> _DO THIS_
Reproduce, please, only the lines from the first line below to the line containing "nat_n = [25, 41, 113, 249, 326, 317, 131, 30, 5]", inclusive.

(Raw records)
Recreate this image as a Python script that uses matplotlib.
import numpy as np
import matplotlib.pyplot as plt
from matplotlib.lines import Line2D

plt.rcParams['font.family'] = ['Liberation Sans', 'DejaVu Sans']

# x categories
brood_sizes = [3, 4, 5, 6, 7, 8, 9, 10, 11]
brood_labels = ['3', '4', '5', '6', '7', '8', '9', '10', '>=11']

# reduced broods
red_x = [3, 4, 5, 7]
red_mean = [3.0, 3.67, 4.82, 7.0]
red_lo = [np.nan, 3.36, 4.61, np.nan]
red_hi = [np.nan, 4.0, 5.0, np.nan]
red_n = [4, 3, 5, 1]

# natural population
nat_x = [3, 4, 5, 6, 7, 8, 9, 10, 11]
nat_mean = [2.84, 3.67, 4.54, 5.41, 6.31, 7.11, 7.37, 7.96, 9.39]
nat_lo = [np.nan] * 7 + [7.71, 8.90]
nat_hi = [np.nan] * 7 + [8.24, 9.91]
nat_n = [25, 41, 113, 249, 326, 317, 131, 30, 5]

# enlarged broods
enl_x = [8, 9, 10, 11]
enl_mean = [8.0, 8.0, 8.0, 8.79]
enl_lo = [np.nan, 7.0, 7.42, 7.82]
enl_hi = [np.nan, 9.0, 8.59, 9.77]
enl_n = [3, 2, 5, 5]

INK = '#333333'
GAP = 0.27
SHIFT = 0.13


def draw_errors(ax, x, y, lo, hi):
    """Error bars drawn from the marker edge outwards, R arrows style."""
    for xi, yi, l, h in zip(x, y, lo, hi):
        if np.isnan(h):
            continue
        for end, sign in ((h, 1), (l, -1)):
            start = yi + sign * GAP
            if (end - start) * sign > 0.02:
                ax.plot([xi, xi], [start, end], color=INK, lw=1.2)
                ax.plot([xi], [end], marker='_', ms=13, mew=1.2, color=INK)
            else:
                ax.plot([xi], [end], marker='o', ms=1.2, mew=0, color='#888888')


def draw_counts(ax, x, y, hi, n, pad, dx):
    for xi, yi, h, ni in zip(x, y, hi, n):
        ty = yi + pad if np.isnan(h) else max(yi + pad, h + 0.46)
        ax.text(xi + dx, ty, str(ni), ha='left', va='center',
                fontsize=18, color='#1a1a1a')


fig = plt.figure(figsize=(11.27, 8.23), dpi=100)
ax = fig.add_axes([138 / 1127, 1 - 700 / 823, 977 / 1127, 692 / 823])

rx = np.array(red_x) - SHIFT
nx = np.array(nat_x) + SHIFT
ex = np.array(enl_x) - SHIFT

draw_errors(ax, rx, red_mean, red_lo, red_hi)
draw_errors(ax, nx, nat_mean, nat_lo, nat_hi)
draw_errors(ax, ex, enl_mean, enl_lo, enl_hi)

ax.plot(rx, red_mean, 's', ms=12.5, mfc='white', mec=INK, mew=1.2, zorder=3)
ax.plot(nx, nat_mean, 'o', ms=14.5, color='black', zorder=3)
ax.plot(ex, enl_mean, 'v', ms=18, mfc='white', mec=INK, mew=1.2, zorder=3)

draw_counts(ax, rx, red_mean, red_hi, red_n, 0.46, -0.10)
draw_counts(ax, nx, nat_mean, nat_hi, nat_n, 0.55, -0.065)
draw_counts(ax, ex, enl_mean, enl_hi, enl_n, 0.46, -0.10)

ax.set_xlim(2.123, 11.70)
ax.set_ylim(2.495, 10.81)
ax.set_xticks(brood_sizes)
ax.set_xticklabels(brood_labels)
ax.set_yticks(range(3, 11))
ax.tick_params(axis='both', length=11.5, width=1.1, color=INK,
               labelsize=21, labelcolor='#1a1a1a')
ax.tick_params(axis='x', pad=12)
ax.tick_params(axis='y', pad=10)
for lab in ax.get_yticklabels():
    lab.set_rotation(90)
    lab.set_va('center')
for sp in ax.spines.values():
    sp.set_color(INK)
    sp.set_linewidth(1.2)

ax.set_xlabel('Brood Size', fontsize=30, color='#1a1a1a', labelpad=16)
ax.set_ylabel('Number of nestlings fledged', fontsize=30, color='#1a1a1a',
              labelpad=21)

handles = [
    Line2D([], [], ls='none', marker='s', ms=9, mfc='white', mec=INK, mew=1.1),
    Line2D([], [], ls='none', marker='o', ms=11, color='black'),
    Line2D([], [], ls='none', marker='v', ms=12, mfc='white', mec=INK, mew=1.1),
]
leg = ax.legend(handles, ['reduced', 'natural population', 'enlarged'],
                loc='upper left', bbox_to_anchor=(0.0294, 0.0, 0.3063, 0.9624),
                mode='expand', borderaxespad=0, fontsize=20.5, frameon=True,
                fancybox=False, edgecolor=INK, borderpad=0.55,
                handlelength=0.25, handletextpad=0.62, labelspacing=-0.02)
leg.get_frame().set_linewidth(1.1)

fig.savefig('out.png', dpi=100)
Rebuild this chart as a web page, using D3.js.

> _SOLUTION BELOW_
Recreate this image as a Python script that uses matplotlib.
import numpy as np
import matplotlib.pyplot as plt
from matplotlib.lines import Line2D

plt.rcParams['font.family'] = ['Liberation Sans', 'DejaVu Sans']

# x categories
brood_sizes = [3, 4, 5, 6, 7, 8, 9, 10, 11]
brood_labels = ['3', '4', '5', '6', '7', '8', '9', '10', '>=11']

# reduced broods
red_x = [3, 4, 5, 7]
red_mean = [3.0, 3.67, 4.82, 7.0]
red_lo = [np.nan, 3.36, 4.61, np.nan]
red_hi = [np.nan, 4.0, 5.0, np.nan]
red_n = [4, 3, 5, 1]

# natural population
nat_x = [3, 4, 5, 6, 7, 8, 9, 10, 11]
nat_mean = [2.84, 3.67, 4.54, 5.41, 6.31, 7.11, 7.37, 7.96, 9.39]
nat_lo = [np.nan] * 7 + [7.71, 8.90]
nat_hi = [np.nan] * 7 + [8.24, 9.91]
nat_n = [25, 41, 113, 249, 326, 317, 131, 30, 5]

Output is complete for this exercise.